In you example you are spawning a new fiber per each entry in the hash. Each of this fiber will try to consume a connection from the pool. So to control how many items you are processing concurrently you will need to tweak the connection pool directly. What is worst is that if the processing takes time, another awaiting fiber could timeout for waiting the connection. Not ideal.

I would suggest to decouple the enqueue of jobs / items to process with workers. You can choose how many workers to have independently of how many items you have to process. Each worker will use one connection of the pool with less chances of timing out (unless the pool size is smaller that the workers count). This will also allow you to share the pool for other uses.
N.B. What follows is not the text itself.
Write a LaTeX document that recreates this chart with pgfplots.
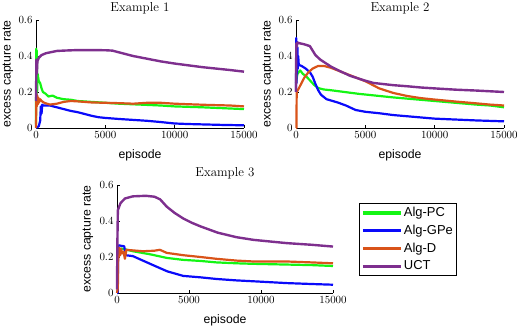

Without changing too much your code, this can be achieved with

WORKERS              =  5
FIXED_POOL_SIZE      = 10
DB_CONNECTION_STRING = "postgres://postgres@localhost/crystal?max_pool_size=#{FIXED_POOL_SIZE}&initial_pool_size=#{FIXED_POOL_SIZE}&max_idle_pool_size=#{FIXED_POOL_SIZE}&retry_attemps=30&checkout_timeout=60"
TEST_DB              = DB.open(DB_CONNECTION_STRING)

TEST_DB.exec "drop table if exists my_table"
TEST_DB.exec "CREATE TABLE my_table (id int)"
TEST_DB.exec "INSERT INTO my_table (id) VALUES (1)"
TEST_DB.exec "INSERT INTO my_table (id) VALUES (2)"

class A
  def go
    numbers_hash = Hash(Int32, Int32).new
    while numbers_hash.size < 500
      x = (3..12056).sample
      numbers_hash[x] = x * 10
    end

    jobs = Channel({a: Int32, b: Int32}).new(WORKERS)
    channel = Channel(UInt8).new(numbers_hash.size)

    WORKERS.times do
      spawn do
        while (job = jobs.receive)
          B.new.woo(job[:a], job[:b])
          channel.send 1_u8
        end
      end
    end

    numbers_hash.each do |a, b|
      jobs.send({a: a, b: b})
    end

    counter = 0_u64
    numbers_hash.each {
      puts "X: #{counter += 1}/#{numbers_hash.size}"
      channel.receive
      puts "Y: #{counter}/#{numbers_hash.size}"
    }
  end
end

class B
  def boo(a, b)
    test_count = {0, 1}.sample
    1_u8
  end

  def woo(a, b)
    # this SQL only ever returns 0 or 1
    test_sql = "select count(*)::smallint as example_count from my_table where id=$1;"
    test_count = TEST_DB.query_one test_sql, a, as: {Int16}
    1_u8
  end
end

A.new.go

The channel channel needs to be buffered because otherwise the channel.send 1_u8 will stuck.

1 Like

Thank you so much! I will implement this in my actual code tomorrow.
The feedback is very much appreciated.